--- Exercise requirements ---
Output the full listing below exactly, without the pictures.

--- Dataset extract ---
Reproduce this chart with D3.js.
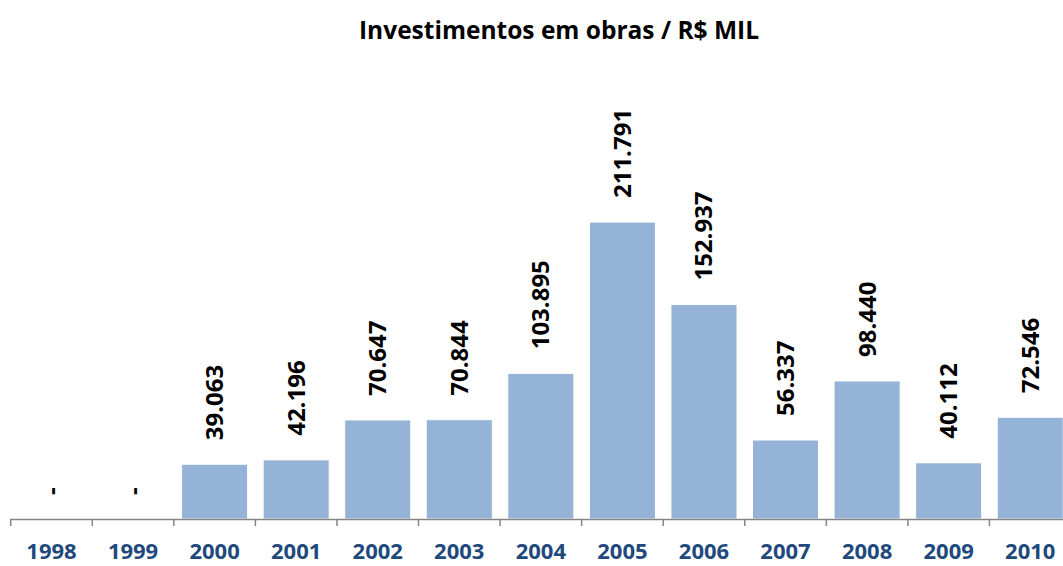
<!DOCTYPE html>
<html>
<head>
<meta charset="utf-8">
<script src="https://cdn.jsdelivr.net/npm/d3@7"></script>
<style>
  body { margin: 0; background: #fff; }
  svg { display: block; font-family: "Open Sans", "Noto Sans", sans-serif; }
</style>
</head>
<body>
<svg id="chart" width="1063" height="566"></svg>
<script>
// dados
const years = ["1998","1999","2000","2001","2002","2003","2004","2005","2006","2007","2008","2009","2010"];
const values = [0, 0, 39.063, 42.196, 70.647, 70.844, 103.895, 211.791, 152.937, 56.337, 98.440, 40.112, 72.546];
const labels = ["-", "-", "39.063", "42.196", "70.647", "70.844", "103.895", "211.791", "152.937", "56.337", "98.440", "40.112", "72.546"];

const svg = d3.select("#chart");
const baseY = 519;

const x = d3.scaleBand().domain(years).range([10.7, 1071]).paddingInner(0.19).paddingOuter(0.095);
const y = d3.scaleLinear().domain([0, 250]).range([baseY, baseY - 350.5]);

const data = years.map((d, i) => ({year: d, value: values[i], label: labels[i]}));

svg.append("text")
  .attr("x", 559).attr("y", 39)
  .attr("text-anchor", "middle")
  .attr("font-size", 24.5).attr("font-weight", 700)
  .attr("fill", "#000")
  .text("Investimentos em obras / R$ MIL");

// barras
svg.selectAll("rect.bar")
  .data(data.filter(d => d.value > 0))
  .join("rect")
  .attr("class", "bar")
  .attr("x", d => x(d.year))
  .attr("y", d => y(d.value))
  .attr("width", x.bandwidth())
  .attr("height", d => baseY - y(d.value))
  .attr("fill", "#95B3D7")
  .attr("stroke", "#fff")
  .attr("stroke-width", 1);

// eixo x
const step = x.step();
const tickX = years.map((d, i) => 10.7 + i * step);
tickX.push(10.7 + years.length * step);
svg.append("line")
  .attr("x1", 10.7).attr("x2", 1063)
  .attr("y1", baseY + 0.5).attr("y2", baseY + 0.5)
  .attr("stroke", "#868686").attr("stroke-width", 1.5);
svg.selectAll("line.tick")
  .data(tickX)
  .join("line")
  .attr("class", "tick")
  .attr("x1", d => d).attr("x2", d => d)
  .attr("y1", baseY).attr("y2", baseY + 7)
  .attr("stroke", "#868686").attr("stroke-width", 1.5);

svg.selectAll("text.cat")
  .data(data)
  .join("text")
  .attr("class", "cat")
  .attr("x", d => x(d.year) + x.bandwidth() / 2)
  .attr("y", 559)
  .attr("text-anchor", "middle")
  .attr("font-size", 22).attr("font-weight", 700)
  .attr("fill", "#1F497D")
  .text(d => d.year);

// rotulos
svg.selectAll("text.val")
  .data(data)
  .join("text")
  .attr("class", "val")
  .attr("transform", d => `translate(${x(d.year) + x.bandwidth() / 2 + 8.5},${y(d.value) - 24}) rotate(-90)`)
  .attr("font-size", 24).attr("font-weight", 700)
  .attr("fill", "#000")
  .text(d => d.label);
</script>
</body>
</html>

--- Solution below ---
Reproduce this chart with D3.js.
<!DOCTYPE html>
<html>
<head>
<meta charset="utf-8">
<script src="https://cdn.jsdelivr.net/npm/d3@7"></script>
<style>
  body { margin: 0; background: #fff; }
  svg { display: block; font-family: "Open Sans", "Noto Sans", sans-serif; }
</style>
</head>
<body>
<svg id="chart" width="1063" height="566"></svg>
<script>
// dados
const years = ["1998","1999","2000","2001","2002","2003","2004","2005","2006","2007","2008","2009","2010"];
const values = [0, 0, 39.063, 42.196, 70.647, 70.844, 103.895, 211.791, 152.937, 56.337, 98.440, 40.112, 72.546];
const labels = ["-", "-", "39.063", "42.196", "70.647", "70.844", "103.895", "211.791", "152.937", "56.337", "98.440", "40.112", "72.546"];

const svg = d3.select("#chart");
const baseY = 519;

const x = d3.scaleBand().domain(years).range([10.7, 1071]).paddingInner(0.19).paddingOuter(0.095);
const y = d3.scaleLinear().domain([0, 250]).range([baseY, baseY - 350.5]);

const data = years.map((d, i) => ({year: d, value: values[i], label: labels[i]}));

svg.append("text")
  .attr("x", 559).attr("y", 39)
  .attr("text-anchor", "middle")
  .attr("font-size", 24.5).attr("font-weight", 700)
  .attr("fill", "#000")
  .text("Investimentos em obras / R$ MIL");

// barras
svg.selectAll("rect.bar")
  .data(data.filter(d => d.value > 0))
  .join("rect")
  .attr("class", "bar")
  .attr("x", d => x(d.year))
  .attr("y", d => y(d.value))
  .attr("width", x.bandwidth())
  .attr("height", d => baseY - y(d.value))
  .attr("fill", "#95B3D7")
  .attr("stroke", "#fff")
  .attr("stroke-width", 1);

// eixo x
const step = x.step();
const tickX = years.map((d, i) => 10.7 + i * step);
tickX.push(10.7 + years.length * step);
svg.append("line")
  .attr("x1", 10.7).attr("x2", 1063)
  .attr("y1", baseY + 0.5).attr("y2", baseY + 0.5)
  .attr("stroke", "#868686").attr("stroke-width", 1.5);
svg.selectAll("line.tick")
  .data(tickX)
  .join("line")
  .attr("class", "tick")
  .attr("x1", d => d).attr("x2", d => d)
  .attr("y1", baseY).attr("y2", baseY + 7)
  .attr("stroke", "#868686").attr("stroke-width", 1.5);

svg.selectAll("text.cat")
  .data(data)
  .join("text")
  .attr("class", "cat")
  .attr("x", d => x(d.year) + x.bandwidth() / 2)
  .attr("y", 559)
  .attr("text-anchor", "middle")
  .attr("font-size", 22).attr("font-weight", 700)
  .attr("fill", "#1F497D")
  .text(d => d.year);

// rotulos
svg.selectAll("text.val")
  .data(data)
  .join("text")
  .attr("class", "val")
  .attr("transform", d => `translate(${x(d.year) + x.bandwidth() / 2 + 8.5},${y(d.value) - 24}) rotate(-90)`)
  .attr("font-size", 24).attr("font-weight", 700)
  .attr("fill", "#000")
  .text(d => d.label);
</script>
</body>
</html>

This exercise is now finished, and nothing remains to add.